Del exilio

Los paisajes invisibles | Nuestros columnistas

Quienes huyen de las guerras no son desertores, sino críticos que se niegan a legitimar el autoritarismo y la violencia.

Milan Kundera emigró exiliado a Francia en 1975. (Foto: EFE)
Iván Ríos Gascón
Ciudad de México /

Sándor Márai abandonó su patria en 1948. La ocupación rusa lo obligó a empacar y salir de Hungría sin volver la vista atrás. Deambuló entre Suiza, Estados Unidos e Italia, mientras el régimen invasor se ocupó de borrar su nombre y prohibir sus libros. Pasó sus últimos diez años en San Diego, California (vaya ciudad más impersonal para un escritor de genio). El 11 de abril de 1986, reveló en su Diario una fatiga irremediable: “Por la mañana el teléfono suena varias veces, durante largo rato. No cojo el auricular. Hay algo impertinente en vivir más de la cuenta. Es como cuando los anfitriones intercambian una mirada disimulada preguntándose cuándo se marcharán los invitados”. El 22 de febrero de 1989, Márai se curó el cansancio con un pistoletazo. Meses después, en noviembre, cayó el Muro de Berlín.

La relación de Milan Kundera con el Partido Comunista Checo fue una especie de alianza tóxica, inestable. Se afilió al culminar la Segunda Guerra Mundial pero lo defenestraron en 1950. Seis años después, el Partido le devolvió la militancia, estatuto que volvería a perder en 1970. Sus actividades durante la Primavera de Praga, ese intento democratizador liderado por Alexander Dubcek que inquietó a los soviéticos y sus asociados del Pacto de Varsovia, lo convirtieron en un paria cuando Rusia invadió Checoslovaquia en agosto de 1968. Desterrado de los manuales de historia literaria, con sus libros fuera de las bibliotecas y en la lista negra de la burocracia, Kundera se ocupó en toda clase de tareas para sobrevivir. Inclusive, redactó horóscopos que publicaba con seudónimo, guiado por los tratados de André Barbault. En su ensayo Un encuentro, cuenta que en los “queridos años sesenta”, solía afirmar que “el régimen político ideal es una dictadura en descomposición; el aparato represivo funciona de una manera cada vez más defectuosa, pero sigue ahí para estimular el espíritu crítico y burlesco”. Sin embargo, el totalitarismo no admite ni la crítica ni la ironía, prefiere espíritus vacíos. Kundera salió de Praga en 1975 y no volvió la vista atrás. Nueve años después, La insoportable levedad del ser sería una especie de examen de conciencia, pero, también, la obra que más cuestionamientos despertó entre sus contemporáneos, los que eligieron quedarse a pesar de todo.

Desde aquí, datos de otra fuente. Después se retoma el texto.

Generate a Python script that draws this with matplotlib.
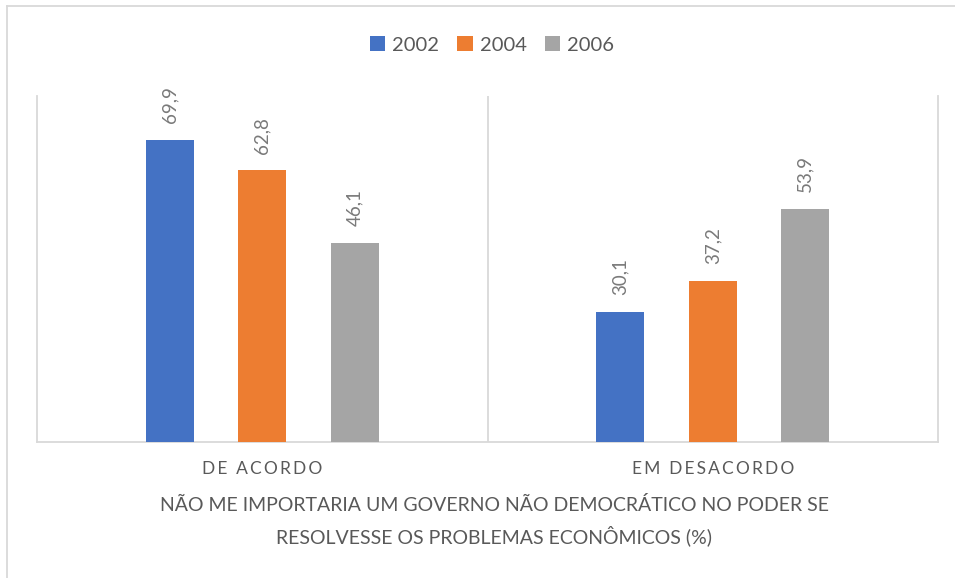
import matplotlib
matplotlib.use("Agg")
import matplotlib.pyplot as plt
from matplotlib.patches import Patch
from matplotlib.lines import Line2D
import numpy as np

categories = ["DE ACORDO", "EM DESACORDO"]
series_names = ["2002", "2004", "2006"]
values_2002 = [69.9, 30.1]
values_2004 = [62.8, 37.2]
values_2006 = [46.1, 53.9]
axis_title = "NÃO ME IMPORTARIA UM GOVERNO NÃO DEMOCRÁTICO NO PODER SE\nRESOLVESSE OS PROBLEMAS ECONÔMICOS (%)"

colors = ["#4472C4", "#ED7D31", "#A5A5A5"]
series = [values_2002, values_2004, values_2006]

plt.rcParams['font.family'] = ['Lato', 'DejaVu Sans']

W, H = 955, 578
fig = plt.figure(figsize=(W / 100, H / 100), dpi=100)
ax = fig.add_axes([37 / W, (H - 442) / H, (938 - 37) / W, (442 - 96) / H])

x = np.arange(len(categories)) + 0.5
bw = 0.107
offs = [-0.2053, 0.0, 0.2053]
for vals, c, o, name in zip(series, colors, offs, series_names):
    bars = ax.bar(x + o, vals, width=bw, color=c, label=name, zorder=3)
    for b, v in zip(bars, vals):
        ax.annotate(f"{v:.1f}".replace(".", ","),
                    (b.get_x() + b.get_width() / 2, v),
                    xytext=(0, 12), textcoords="offset points",
                    rotation=90, ha="center", va="bottom",
                    fontsize=13.5, color="#7a7a7a")

ax.set_xlim(0, len(categories))
ax.set_ylim(0, 80)
ax.set_yticks([])
ax.set_xticks([])
for s in ["left", "right", "bottom"]:
    ax.spines[s].set_color("#d9d9d9")
    ax.spines[s].set_linewidth(1.3)
ax.spines["top"].set_visible(False)
ax.axvline(1, color="#d9d9d9", lw=1.3, zorder=1)

for xi, cat in zip(x, categories):
    spaced = "\u2009".join(list(cat))
    ax.text(xi, -0.078, spaced, transform=ax.get_xaxis_transform(),
            ha="center", va="center", fontsize=12.5, color="#595959")

fig.text(494 / W, 1 - 521 / H, axis_title, ha="center", va="center",
         fontsize=14, color="#595959", linespacing=1.6)

handles = [Patch(facecolor=c, edgecolor="none", label=n) for c, n in zip(colors, series_names)]
fig.legend(handles=handles, loc="center", bbox_to_anchor=(492 / W, 1 - 45 / H),
           ncol=3, frameon=False, fontsize=14.5, handlelength=0.75, handleheight=0.75,
           handletextpad=0.35, columnspacing=0.9, labelcolor="#595959")

# outer frame lines
fig.add_artist(Line2D([7 / W, 1], [1 - 6 / H, 1 - 6 / H], color="#d9d9d9", lw=1.3))
fig.add_artist(Line2D([7 / W, 7 / W], [0, 1 - 6 / H], color="#d9d9d9", lw=1.3))

fig.savefig("out.png", dpi=100)
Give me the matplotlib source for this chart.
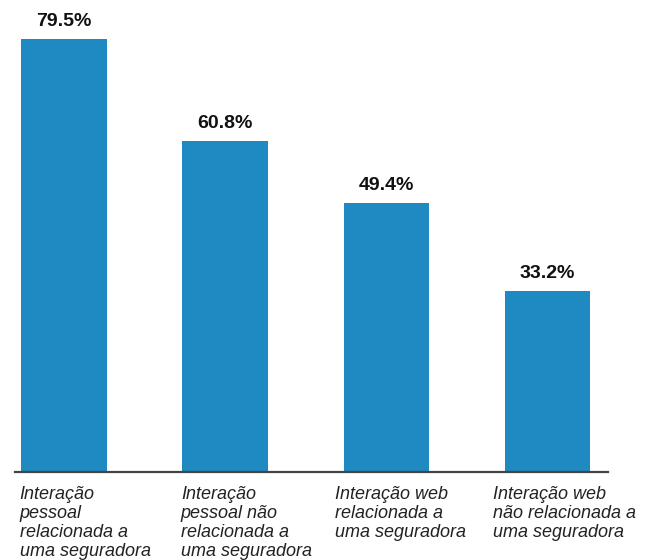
import numpy as np
import matplotlib.pyplot as plt

# Data
categories = [
    "Interação\npessoal\nrelacionada a\numa seguradora",
    "Interação\npessoal não\nrelacionada a\numa seguradora",
    "Interação web\nrelacionada a\numa seguradora",
    "Interação web\nnão relacionada a\numa seguradora",
]
values = [79.5, 60.8, 49.4, 33.2]
value_labels = ["79.5%", "60.8%", "49.4%", "33.2%"]

plt.rcParams['font.family'] = ['Liberation Sans', 'DejaVu Sans']

fig = plt.figure(figsize=(6.55, 5.6), dpi=100)
ax = fig.add_axes([15 / 655, 88 / 560, 593 / 655, 468 / 560])

x = np.arange(len(values))
bars = ax.bar(x, values, width=0.53, color='#1F89C1')

ax.set_xlim(-0.304, 3.376)
ax.set_ylim(0, 86)

# value labels above bars
for xi, v, lab in zip(x, values, value_labels):
    ax.annotate(lab, (xi, v), xytext=(0, 6.5), textcoords='offset points',
                ha='center', va='bottom', fontsize=14, fontweight='bold',
                color='#111111')

# category labels below, left aligned
offsets = [-0.275, -0.275, -0.32, -0.34]
for xi, off, cat in zip(x, offsets, categories):
    ax.text(xi + off, -2.5, cat, ha='left', va='top', fontsize=13,
            fontstyle='italic', color='#222222', linespacing=1.17,
            clip_on=False)

for side in ['top', 'right', 'left']:
    ax.spines[side].set_visible(False)
ax.spines['bottom'].set_color('#444444')
ax.spines['bottom'].set_linewidth(1.6)
ax.set_xticks([])
ax.set_yticks([])

fig.savefig('out.png', dpi=100)
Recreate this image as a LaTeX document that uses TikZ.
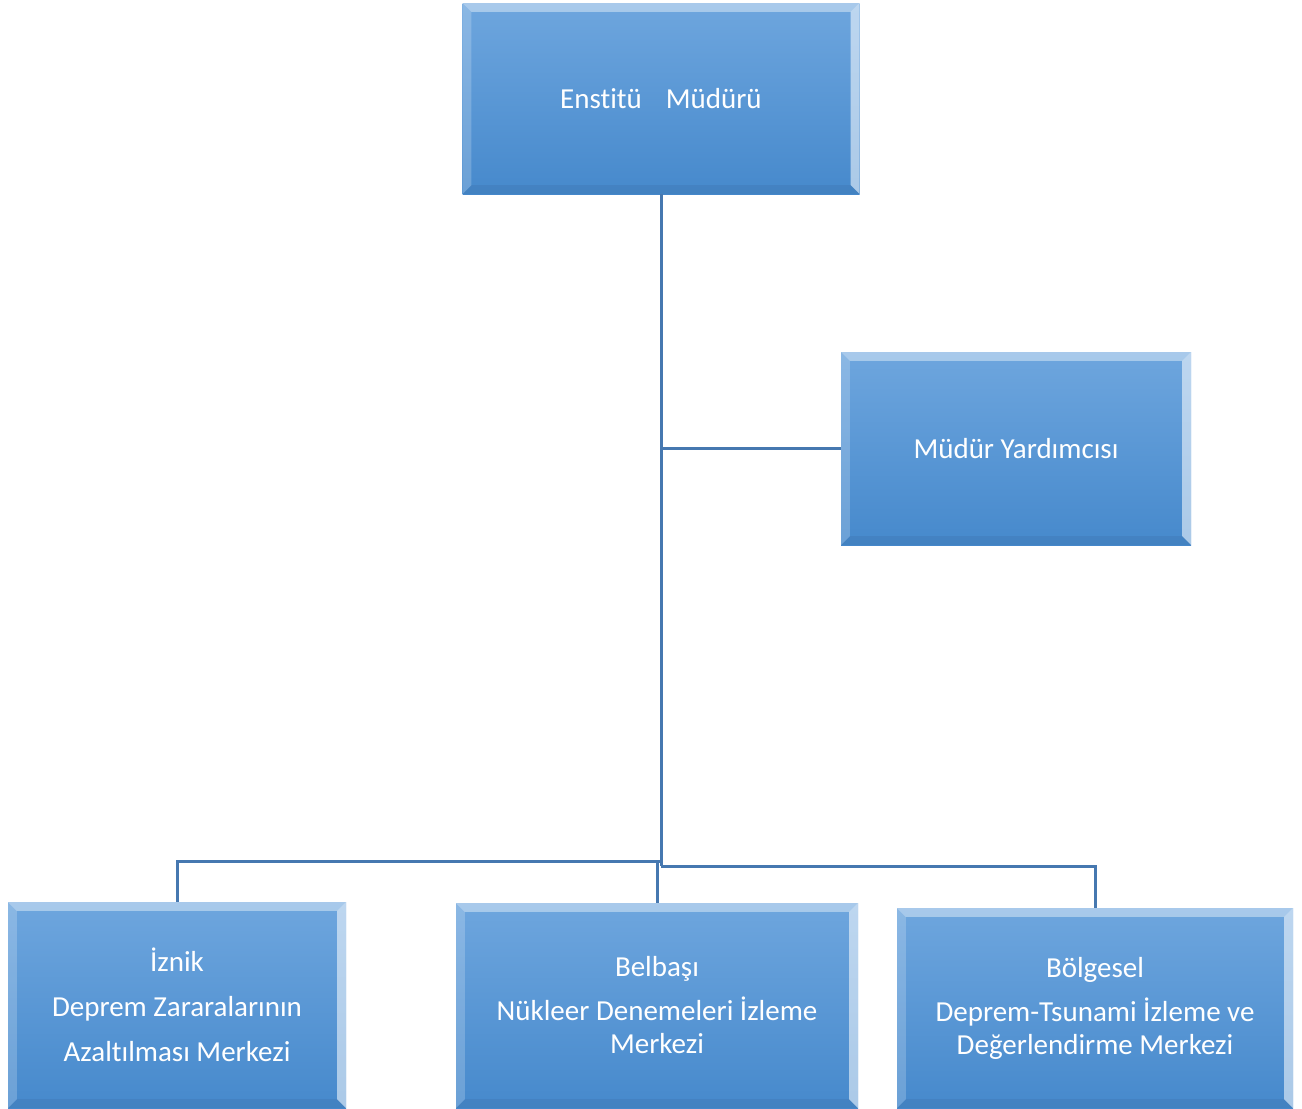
\documentclass[tikz,border=0pt]{standalone}
\usepackage{fontspec}
\setmainfont{Carlito}[Ligatures=NoCommon]
\definecolor{boxtop}{RGB}{110,166,222}
\definecolor{boxbot}{RGB}{70,137,204}
\definecolor{linec}{RGB}{70,120,176}
\tikzset{
  orgbox/.style={inner sep=0pt, top color=boxtop, bottom color=boxbot, text=white,
    font=\fontsize{29}{33}\selectfont, align=center},
  conn/.style={draw=linec, line width=3pt},
}
\newcommand\bevelbox[1]{%
  \fill[white, opacity=0.4] (#1.north west) -- (#1.north east) -- ([shift={(-9,9)}]#1.north east) -- ([shift={(9,9)}]#1.north west) -- cycle;
  \fill[white, opacity=0.2] (#1.north west) -- ([shift={(9,9)}]#1.north west) -- ([shift={(9,-9)}]#1.south west) -- (#1.south west) -- cycle;
  \fill[white, opacity=0.55] (#1.north east) -- (#1.south east) -- ([shift={(-9,-9)}]#1.south east) -- ([shift={(-9,9)}]#1.north east) -- cycle;
  \fill[black, opacity=0.05] (#1.south west) -- ([shift={(9,-9)}]#1.south west) -- ([shift={(-9,-9)}]#1.south east) -- (#1.south east) -- cycle;
}
\begin{document}
\begin{tikzpicture}[x=1pt,y=-1pt]
\useasboundingbox (0,0) rectangle (1302,1109);
\coordinate (jl) at (661,861);
\coordinate (jb) at (657,861);
\coordinate (jr) at (661,866);
% boxes
\node[orgbox, minimum width=397pt, minimum height=191pt] (top) at (661,98.5) {Enstitü\hspace{0.6em}\ Müdürü};
\node[orgbox, minimum width=350pt, minimum height=193pt] (my) at (1016,448.5) {Müdür Yardımcısı};
\node[orgbox, minimum width=338pt, minimum height=206pt] (iz) at (177,1005) {İznik\\[12pt] Deprem Zararalarının\\[12pt] Azaltılması Merkezi};
\node[orgbox, minimum width=402pt, minimum height=205pt] (bb) at (657,1005.5) {Belbaşı\\[11pt] Nükleer Denemeleri İzleme\\ Merkezi};
\node[orgbox, minimum width=396pt, minimum height=200pt] (bg) at (1095,1008) {Bölgesel\\[11pt] Deprem-Tsunami İzleme ve\\ Değerlendirme Merkezi};
\bevelbox{top}
\bevelbox{my}
\bevelbox{iz}
\bevelbox{bb}
\bevelbox{bg}
% connector lines
\draw[conn] (top.south) -- (top.south |- jr);
\draw[conn] (top.south |- my.west) -- (my.west);
\draw[conn] (jl) -| (iz.north);
\draw[conn] (jb) -- (bb.north);
\draw[conn] (jr) -| (bg.north);
\end{tikzpicture}
\end{document}
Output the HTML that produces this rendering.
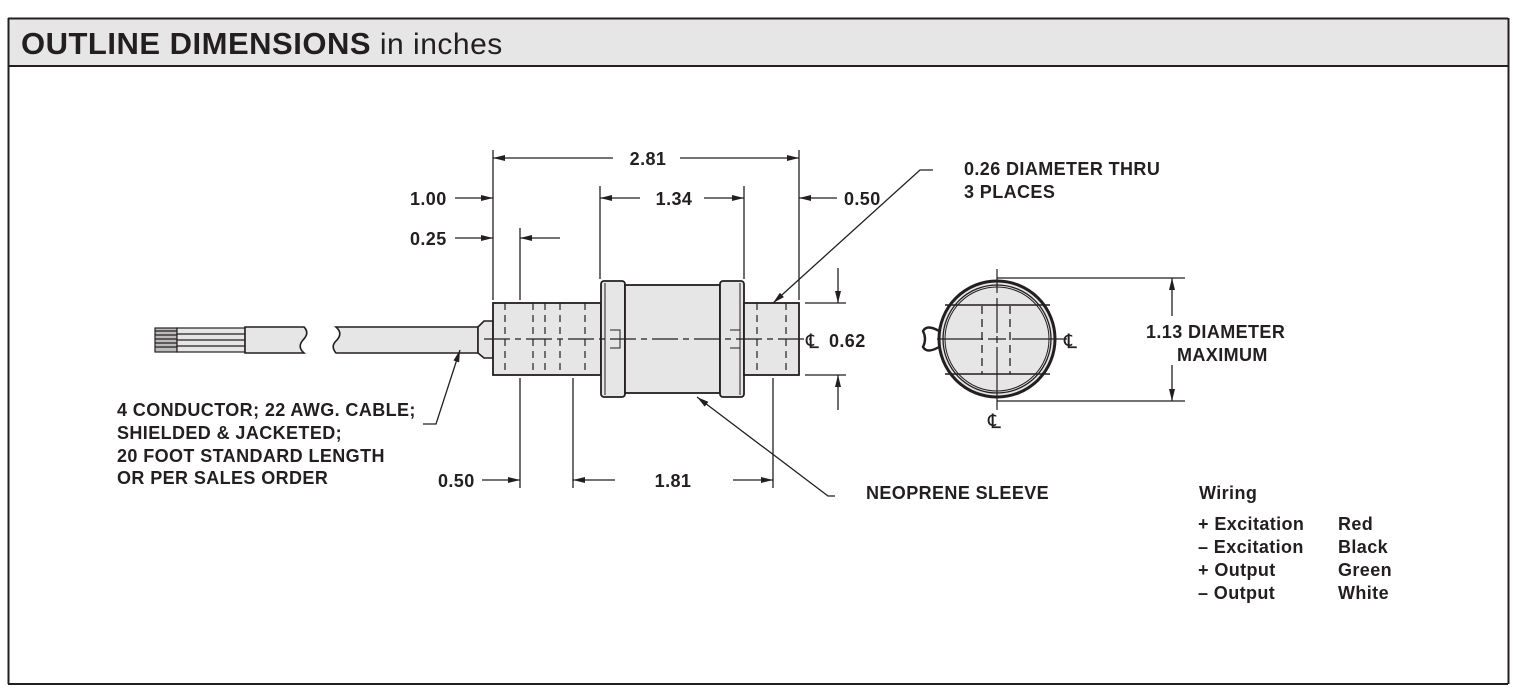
<!DOCTYPE html>
<html><head><meta charset="utf-8"><style>
html,body{margin:0;padding:0;background:#fff;}
svg{display:block;}
text{font-family:"Liberation Sans",Arial,sans-serif;font-weight:bold;fill:#231f20;}
</style></head><body>
<svg width="1513" height="691" viewBox="0 0 1513 691" xmlns="http://www.w3.org/2000/svg">
<defs>
<marker id="a" viewBox="0 0 12 6" refX="12" refY="3" markerWidth="14" markerHeight="6" markerUnits="userSpaceOnUse" orient="auto"><path d="M0,0 L12,3 L0,6 z" fill="#231f20"/></marker>
</defs>
<rect x="8" y="18.5" width="1500" height="47" fill="#e6e6e6"/>
<path d="M8,18.5 H1508 M8,66 H1508 M8.5,18 V684 M1508.5,18 V684 M8,684 H1508" stroke="#231f20" stroke-width="2" fill="none"/>
<text x="21" y="54" font-size="31" letter-spacing="0.5">OUTLINE DIMENSIONS<tspan font-weight="normal" font-size="30"> in inches</tspan></text>

<g stroke="#231f20" fill="none" stroke-width="1.3">
<g stroke-width="1.2">
<rect x="155" y="328" width="22" height="24" fill="#bbb"/>
<path d="M155,331H177M155,335H177M155,339H177M155,343H177M155,347H177"/>
<rect x="177" y="328" width="68" height="24" fill="#e6e6e6"/>
<path d="M177,334H245M177,340H245M177,346H245"/>
</g>
<path d="M245,327 H304 Q310,333 303,340 Q297,347 304,353 H245 Z" fill="#e6e6e6" stroke-width="1.6"/>
<path d="M336,327 H478 V353 H336 Q330,346 337,340 Q343,333 336,327 Z" fill="#e6e6e6" stroke-width="1.6"/>
<path d="M478,327 L484,321 H493 V358 H484 L478,353 Z" fill="#e6e6e6" stroke-width="1.6"/>
<rect x="493" y="303" width="108" height="72" fill="#e6e6e6" stroke-width="1.8"/>
<rect x="601" y="281" width="24" height="116" rx="3" fill="#e6e6e6" stroke-width="1.8"/>
<rect x="625" y="285" width="95" height="108" fill="#e6e6e6" stroke-width="1.8"/>
<rect x="720" y="281" width="24" height="116" rx="3" fill="#e6e6e6" stroke-width="1.8"/>
<rect x="744" y="303" width="55" height="72" fill="#e6e6e6" stroke-width="1.8"/>
<path d="M605,283V395 M740,283V395" stroke-width="1"/>
<path d="M610,330H620V348H610 M730,330H740V348H730" stroke-width="1"/>
<g stroke-dasharray="7,5" stroke-width="1.2">
<path d="M505,303V375 M533,303V375 M545,303V375 M560,303V375 M585,303V375 M757,303V375 M786,303V375"/>
</g>
<path d="M484,339 H810" stroke-dasharray="26,5,6,5" stroke-width="1.2"/>
<path d="M493,150V300 M520,228V300 M600,186V279 M744,186V279 M799,150V300"/>
<path d="M520,378V488 M573,378V488 M773,378V488"/>
<path d="M613,158H493" marker-end="url(#a)"/>
<path d="M680,158H799" marker-end="url(#a)"/>
<path d="M640,198H600" marker-end="url(#a)"/>
<path d="M704,198H744" marker-end="url(#a)"/>
<path d="M455,198H493" marker-end="url(#a)"/>
<path d="M837,198H799" marker-end="url(#a)"/>
<path d="M455,238H493" marker-end="url(#a)"/>
<path d="M560,238H520" marker-end="url(#a)"/>
<path d="M482,480H520" marker-end="url(#a)"/>
<path d="M615,480H573" marker-end="url(#a)"/>
<path d="M733,480H773" marker-end="url(#a)"/>
<path d="M805,303H846 M805,375H846"/>
<path d="M838,268V303" marker-end="url(#a)"/>
<path d="M838,410V375" marker-end="url(#a)"/>
<path d="M933,170H920L773,303" marker-end="url(#a)"/>
<path d="M423,424H436L460,350" marker-end="url(#a)"/>
<path d="M835,496H828L697,397" marker-end="url(#a)"/>
<circle cx="997" cy="339" r="58" fill="#e6e6e6" stroke-width="3"/>
<circle cx="997" cy="339" r="54" stroke-width="1.3"/>
<circle cx="997" cy="339" r="52" stroke-width="1"/>
<path d="M945,305H1050 M945,374H1050" stroke-width="1.4"/>
<path d="M982,306V374 M1010,306V374" stroke-dasharray="8,5" stroke-width="1.3"/>
<path d="M937,339H983 M988,339H1006 M1012,339H1067 M997,269V293 M997,298V333 M997,336V343 M997,347V410" stroke-width="1.2"/>
<path d="M939,331 Q927,324 923,331 Q927,339 923,347 Q927,354 939,347" stroke-width="2.4"/>
<path d="M997,278H1185 M997,401H1185"/>
<path d="M1172,316V278" marker-end="url(#a)"/>
<path d="M1172,365V401" marker-end="url(#a)"/>
</g>
<g font-size="18" letter-spacing="0.4">
<text x="648" y="165" text-anchor="middle">2.81</text>
<text x="674" y="205" text-anchor="middle">1.34</text>
<text x="410" y="205">1.00</text>
<text x="410" y="245">0.25</text>
<text x="844" y="205">0.50</text>
<text x="438" y="487">0.50</text>
<text x="673" y="487" text-anchor="middle">1.81</text>
<text x="829" y="347">0.62</text>
<text x="964" y="175">0.26 DIAMETER THRU</text>
<text x="964" y="198">3 PLACES</text>
<text x="117" y="416">4 CONDUCTOR; 22 AWG. CABLE;</text>
<text x="117" y="439">SHIELDED &amp; JACKETED;</text>
<text x="117" y="462">20 FOOT STANDARD LENGTH</text>
<text x="117" y="484">OR PER SALES ORDER</text>
<text x="866" y="499">NEOPRENE SLEEVE</text>
<text x="1146" y="338">1.13 DIAMETER</text>
<text x="1177" y="361">MAXIMUM</text>
<text x="1199" y="499" font-weight="normal">Wiring</text>
<text x="1198" y="530">+ Excitation</text>
<text x="1198" y="553">– Excitation</text>
<text x="1198" y="576">+ Output</text>
<text x="1198" y="599">– Output</text>
<text x="1338" y="530">Red</text>
<text x="1338" y="553">Black</text>
<text x="1338" y="576">Green</text>
<text x="1338" y="599">White</text>
</g>
<g font-size="20">
<text x="806" y="348" style="font-weight:normal">℄</text>
<text x="1064" y="348" style="font-weight:normal">℄</text>
<text x="988" y="428" style="font-weight:normal">℄</text>
</g>
</svg>
</body></html>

Por ejemplo, Ivan Klíma, que al conversar con Philip Roth, hizo una crítica severa del trabajo de Kundera en el exilio: relatos que no muestran la dureza real del totalitarismo, retratos de reportero occidental, cuentos de hadas del bien y el mal en los que “a la gente le parece una simplificación efectista el modo en que Kundera presenta su experiencia checa. Más aún: para muchos, la experiencia que presenta está en contradicción con el hecho de que Kundera fuese un hijo muy querido y muy mimado del régimen comunista hasta 1968”. ¿Reproche a su destierro voluntario, esa levedad tan cómoda, tan tolerable?

Meditando sobre la novela El buen soldado Svejk, de otro de sus compatriotas, Jaroslav Hasek, Kundera escribe en El telón: “Desde todos los puntos de vista, político, jurídico, moral, el desertor se vuelve poco grato, condenable, emparentado con los cobardes y los traidores. La mirada del novelista lo ve de otro modo; el desertor es aquel que se niega a conceder un sentido a las luchas de sus contemporáneos. Que se niega a encontrar grandeza trágica en las masacres. Aquel a quien le repugna participar como un bufón en la comedia de la Historia. Su visión de las cosas es muchas veces lúcida, muy lúcida, pero hace que su posición sea difícil de sostener; lo desolidariza de los suyos; lo aleja de la humanidad”.

El desplazado, por supuesto, no es un desertor. Tampoco el que prefiere el destierro a someterse al yugo de una o varias potencias invasoras, y mucho menos aquel que se niega a participar como bufón en la comedia bélica de un tirano.